Worse than Hot Tunny Casserole, and Better
6 October 2011
Tomorrow is Friday, aka dreaded Hot Tunny Casserole day in my family. But there was a far worse choice, straight out of the I Hate to Cook Book. Fish Sticks. I found the old recipe. Perhaps if Mom had included both the right and left columns of ingredients it would have been . . . edible. But she went simple and stuck with layering frozen fish sticks in a baking pan and covering them with cream of -whatever-did-not-escape-the-pantry soup. Then sticking it in the oven until mushy and warm.
Shiver.
Now here’s my Better recipe, not for fish night. And there is not a speck of cream of anything soup in it. Mom called it Sauerbraten, but it isn’t.
Cookie Stew:
So here are the ingredients:
1)1 lb. of lean chuck roast cut into bite-sized chunks
2)salt and pepper to taste (you’re just going to sprinkle on the meat while it browns)
3)2-3 medium russet potatoes cut into bite size chunks (clean for sure, but peel if you wish.)
4)carrots- baby or bite sized chunks of regular carrots.(yeah yeah, clean and peel the regular carrots and cut. For baby carrots, open the bag and dump.) A couple handfuls depending on how much you like carrots.
5)beef bullion cubes-2
6)bay leaf
7) Nabisco Ginger Snaps- have a full box on hand. You’ll decide how much as you go.
8)Not all that Optional:White wine- whatever you opened and decided not to drink. Well, a half cup into the stew is more than enough. Waste not want not. Then again tasting the wine first, and throughout the cooking time is part of good cooking. TV chefs always taste what they cook. Just refine that down to tasting this ingredient.
9) 2 medium onions peeled and cut in half
10)Bisquick- 1 cup
So brown the chuck roast chunks in a hot fry pan that’s been sprayed with cooking spray. Diet, huh? Salt and pepper as the chunks brown up.
(Taste the wine.)
When the meat is browned on all sides, transfer to a dutch oven, slow cooker, or big old pot, with whatever juices are in the pan. (Taste the Wine,) Add the potatoes, carrots, bullion cubes, bay leaf, and wine. (not the wine in your glass, the wine in the measuring cup. Which by this time may still be a half cup, or not.)
Add enough water to cover the meat and veggies.
(Taste the wine)
Now the good part. Crush up ginger snaps. Actually, if you’ve had enough wine regard crushing as optional. They’ll cook down. You can start small with maybe ten. Aim them at the top of the stew, and put the top on the pot. They are the thickening agent.

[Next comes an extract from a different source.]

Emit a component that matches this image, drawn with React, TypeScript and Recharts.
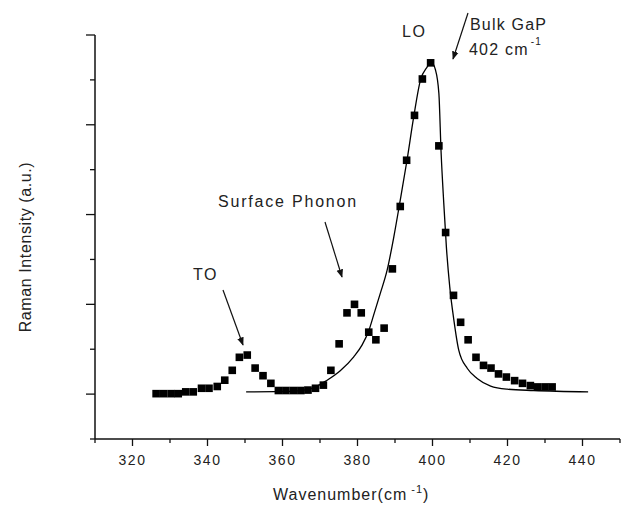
import React from "react";
import { ComposedChart, XAxis, YAxis, Scatter, Line } from "recharts";

// measured Raman spectrum (squares)
const measuredShift = [
  326.3, 328.3, 330.3, 332.2, 334.2, 336.2, 338.4, 340.4, 342.6, 344.6, 346.6,
  348.5, 350.6, 352.7, 354.8, 356.9, 358.9, 360.9, 362.9, 364.9, 366.8, 368.8,
  370.9, 372.9, 375.1, 377.2, 379.2, 381.0, 383.0, 384.9, 387.1, 389.3, 391.4,
  393.1, 395.2, 397.3, 399.5, 401.7, 403.5, 405.6, 407.5, 409.5, 411.6, 413.6,
  415.6, 417.6, 419.7, 421.9, 424.0, 426.1, 428.0, 430.0, 431.9,
];
const measuredIntensity = [
  1.01, 1.01, 1.01, 1.01, 1.05, 1.05, 1.13, 1.13, 1.17, 1.31, 1.53, 1.82, 1.87,
  1.58, 1.41, 1.24, 1.08, 1.08, 1.08, 1.08, 1.09, 1.13, 1.2, 1.53, 2.12, 2.81,
  3.0, 2.81, 2.38, 2.21, 2.47, 3.79, 5.18, 6.21, 7.21, 8.02, 8.38, 6.53, 4.6,
  3.2, 2.6, 2.21, 1.82, 1.64, 1.58, 1.45, 1.38, 1.3, 1.24, 1.19, 1.16, 1.16,
  1.16,
];

// fitted curve (solid line)
const fitShift = [
  350.3, 362.1, 367.9, 371.9, 375.4, 379.0, 381.2, 383.0, 384.3, 386.1, 387.9,
  389.7, 391.4, 393.2, 395.0, 396.8, 398.6, 399.6, 400.8, 401.7, 402.3, 403.0,
  403.7, 404.6, 405.7, 407.0, 409.3, 411.9, 415.5, 419.9, 427.0, 441.5,
];
const fitIntensity = [
  1.05, 1.06, 1.13, 1.31, 1.52, 1.83, 2.09, 2.41, 2.76, 3.25, 3.76, 4.51, 5.32,
  6.21, 7.18, 8.0, 8.29, 8.4, 8.22, 7.7, 6.37, 5.26, 4.28, 3.39, 2.65, 1.98,
  1.57, 1.35, 1.18, 1.11, 1.08, 1.05,
];

const xTicks = [310, 320, 330, 340, 350, 360, 370, 380, 390, 400, 410, 420, 430, 440, 450];
const yTicks = [0, 1, 2, 3, 4, 5, 6, 7, 8, 9];

const measured = measuredShift.map((x, i) => ({ x, y: measuredIntensity[i] }));
const fit = fitShift.map((x, i) => ({ x, y: fitIntensity[i] }));

const FONT = '"Liberation Sans", Arial, sans-serif';
const INK = "#111";

function XTick({ x, y, payload }: any) {
  const major = payload.value % 20 === 0;
  return (
    <g>
      <line x1={x} x2={x} y1={y} y2={y + (major ? 7 : 4)} stroke={INK} strokeWidth={1.3} />
      {major && (
        <text
          x={x}
          y={y + 26}
          textAnchor="middle"
          fontFamily={FONT}
          fontSize={14}
          letterSpacing={1.5}
          fill="#222"
        >
          {payload.value}
        </text>
      )}
    </g>
  );
}

function YTick({ x, y, payload }: any) {
  const len = payload.value % 2 === 1 ? 9 : 5;
  return <line x1={x - len} x2={x} y1={y} y2={y} stroke={INK} strokeWidth={1.3} />;
}

function Square({ cx, cy }: any) {
  if (cx == null || cy == null) return null;
  return <rect x={cx - 3.8} y={cy - 3.8} width={7.6} height={7.6} fill="#000" />;
}

const textStyle = { fontFamily: FONT, fill: "#222" };

export default function App() {
  return (
    <div style={{ position: "absolute", left: 0, top: 0, width: 622, height: 508, background: "#fff" }}>
      <ComposedChart width={622} height={508} margin={{ top: 35, right: 2, bottom: 0, left: 0 }}>
        <XAxis
          type="number"
          dataKey="x"
          domain={[310, 450]}
          ticks={xTicks}
          interval={0}
          allowDataOverflow
          height={69}
          tickSize={0}
          tickMargin={0}
          tick={<XTick />}
          axisLine={{ stroke: INK, strokeWidth: 1.5 }}
        />
        <YAxis
          type="number"
          dataKey="y"
          domain={[0, 9]}
          ticks={yTicks}
          interval={0}
          width={95}
          tickSize={0}
          tickMargin={0}
          tick={<YTick />}
          axisLine={{ stroke: INK, strokeWidth: 1.5 }}
        />
        <Line
          data={fit}
          dataKey="y"
          type="monotone"
          stroke="#000"
          strokeWidth={1.3}
          dot={false}
          activeDot={false}
          isAnimationActive={false}
        />
        <Scatter data={measured} dataKey="y" fill="#000" shape={<Square />} isAnimationActive={false} />
      </ComposedChart>

      <svg
        width={622}
        height={508}
        style={{ position: "absolute", left: 0, top: 0, pointerEvents: "none" }}
      >
        <defs>
          <marker id="head" viewBox="0 0 10 10" refX="9" refY="5" markerWidth="7" markerHeight="7" orient="auto">
            <path d="M0,1 L10,5 L0,9 z" fill="#111" />
          </marker>
        </defs>

        <text
          transform="translate(25,247) rotate(-90)"
          textAnchor="middle"
          dominantBaseline="central"
          fontSize={16}
          letterSpacing={0.6}
          {...textStyle}
        >
          Raman Intensity (a.u.)
        </text>

        <text x={273} y={500} fontSize={16} letterSpacing={1} {...textStyle}>
          Wavenumber(cm
          <tspan dx={4} dy={-7} fontSize={11}>-1</tspan>
          <tspan dy={7}>)</tspan>
        </text>

        <text x={193} y={280} fontSize={16} letterSpacing={1.5} {...textStyle}>TO</text>
        <line x1={223} y1={290} x2={243} y2={345} stroke="#111" strokeWidth={1.2} markerEnd="url(#head)" />

        <text x={218} y={207} fontSize={16} letterSpacing={1.8} {...textStyle}>Surface Phonon</text>
        <line x1={325} y1={222} x2={342} y2={277} stroke="#111" strokeWidth={1.2} markerEnd="url(#head)" />

        <text x={402} y={37} fontSize={16} letterSpacing={1.5} {...textStyle}>LO</text>

        <text x={470} y={30} fontSize={16} letterSpacing={1.2} {...textStyle}>Bulk GaP</text>
        <text x={469} y={55} fontSize={16} letterSpacing={1.2} {...textStyle}>
          402 cm
          <tspan dx={2} dy={-10} fontSize={10}>-1</tspan>
        </text>
        <line x1={468} y1={13} x2={453} y2={59} stroke="#111" strokeWidth={1.2} markerEnd="url(#head)" />
      </svg>
    </div>
  );
}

Turn the heat to low under the pot, dutch oven, or slow cooker and cook for at least three hours.
Stab the potatoes after about two hours to see if they’re still rock hard. Rock hard is Not done. If you’ve kept up your part of the wine sampling, at this point you may need to appoint a random family member to do the stabbing.
As you cook, eyeball the thickness of the stew liquid. We like ours very thick, so I chuck in about a half a box of Ginger Snaps altogether.
(Taste the Wine)
About a half hour out from done, maybe 2.5 hours of cooking (or two glasses of wine) if you still care, add the onion halves.

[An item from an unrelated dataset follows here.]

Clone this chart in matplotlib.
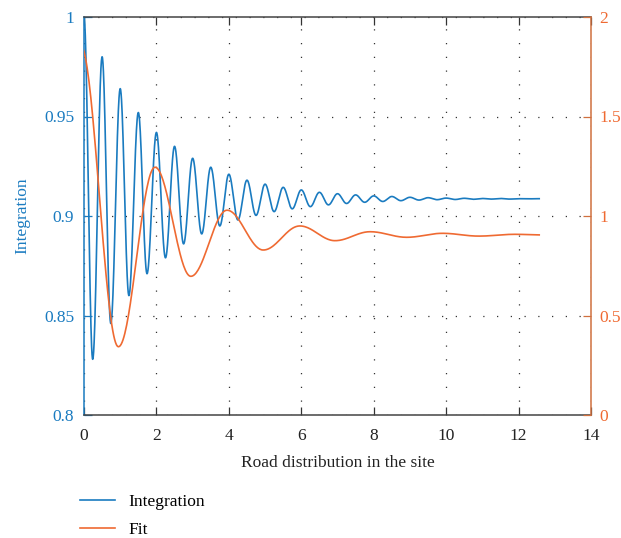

Now mix a cup of Bisquick with enough water to make a gloppy paste. This is my version of dumplings. By spoonfuls drop the dumpling goop into the top of the bubbling stew. Oh, yeah turn the heat up a bit, not real hot but hot enough to get some action in there. Put a top on the pot.

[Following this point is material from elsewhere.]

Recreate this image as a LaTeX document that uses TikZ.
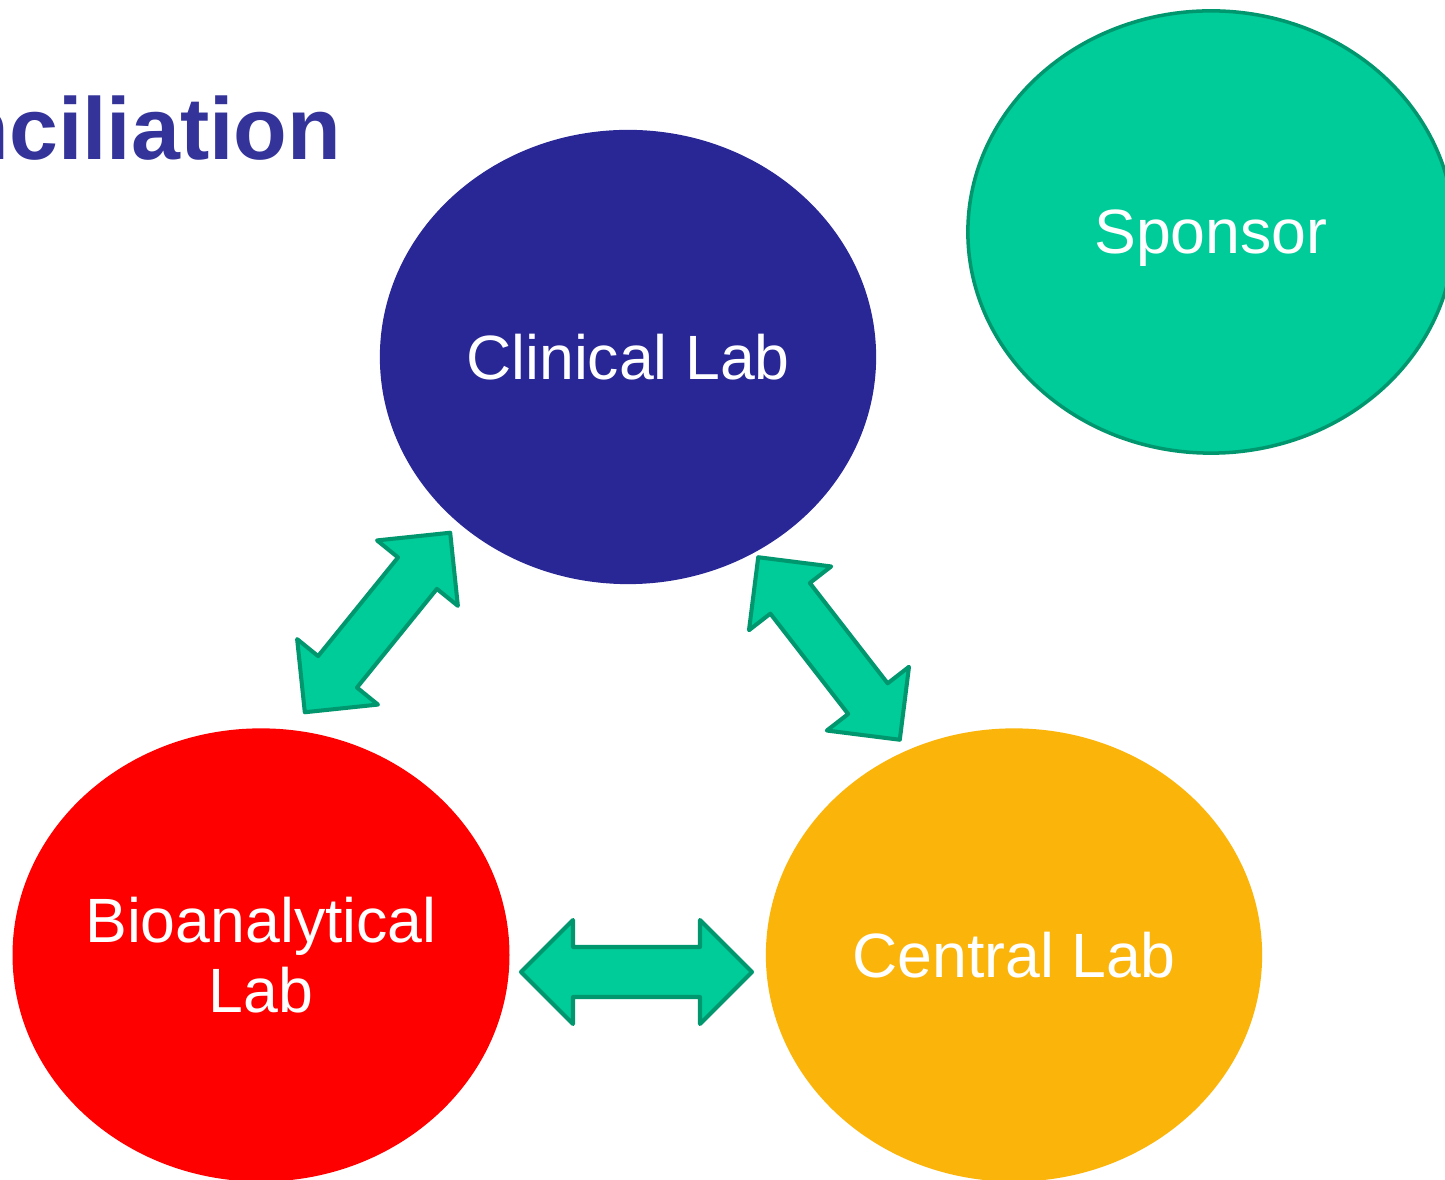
\documentclass[tikz,border=0pt]{standalone}
\usepackage{fontspec}
\setmainfont{Liberation Sans}
\usetikzlibrary{shapes.geometric}
\definecolor{clinblue}{RGB}{41,39,150}
\definecolor{titleblue}{RGB}{51,51,153}
\definecolor{bioRed}{RGB}{255,0,0}
\definecolor{centralOrange}{RGB}{251,180,10}
\definecolor{sponsorGreen}{RGB}{0,204,153}
\definecolor{arrowEdge}{RGB}{0,150,110}
\newcommand\labarrow[2]{%
  \draw[blockarrow, shift={(#1)}, rotate=#2]
    (-115.5,0) -- (-63.5,-52) -- (-63.5,-25) -- (63.5,-25) -- (63.5,-52) --
    (115.5,0) -- (63.5,52) -- (63.5,25) -- (-63.5,25) -- (-63.5,52) -- cycle;}
\begin{document}
\begin{tikzpicture}[x=0.01cm,y=-0.01cm,
  lab/.style={ellipse, inner sep=0pt, minimum width=4.96cm, minimum height=4.53cm,
    text=white, font=\fontsize{17.8}{19.9}\selectfont, align=center, text depth=0pt},
  blockarrow/.style={fill=sponsorGreen, draw=arrowEdge, line width=1.15pt, line join=round}]
\fill[white] (0,0) rectangle (1445,1180);
\useasboundingbox (0,0) rectangle (1445,1180);

\node[anchor=base east, inner sep=0pt, text=titleblue,
  font=\fontsize{25}{30}\selectfont\bfseries] (title) at (342,160) {nciliation};

\node[lab, fill=clinblue, minimum height=4.54cm] (clin) at (628,357) {Clinical Lab};
\node[lab, fill=sponsorGreen, draw=arrowEdge, line width=1pt,
  minimum width=4.86cm, minimum height=4.42cm] (spon) at (1211,232) {Sponsor};
\node[lab, fill=bioRed] (bio) at (261,955) {Bioanalytical\\Lab};
\node[lab, fill=centralOrange] (cent) at (1014,955) {Central Lab};

\coordinate (a1) at (377.5,622.5);
\coordinate (a2) at (829,648.5);
\coordinate (a3) at (636.5,972);
\labarrow{a1}{51}
\labarrow{a2}{-52.2}
\labarrow{a3}{0}
\end{tikzpicture}
\end{document}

After about ten minutes remove the top and let the dumplings finish cooking for ten to twenty minutes. Poke them for doneness. If they sink and float back up, and your finger didn’t come up gummy, they’re done.
(Finish off your wine and wash the glass.)
Gather the troops, as Dad would say. Dip up doling out the dumplings, meat, and veggies.
Open a new bottle of wine.
Trust me. With or without wine, this is a winner.
Kath, whose family actually requests Cookie Stew. And who has to make a run to the wine store before she can make another liter, I mean pot-full.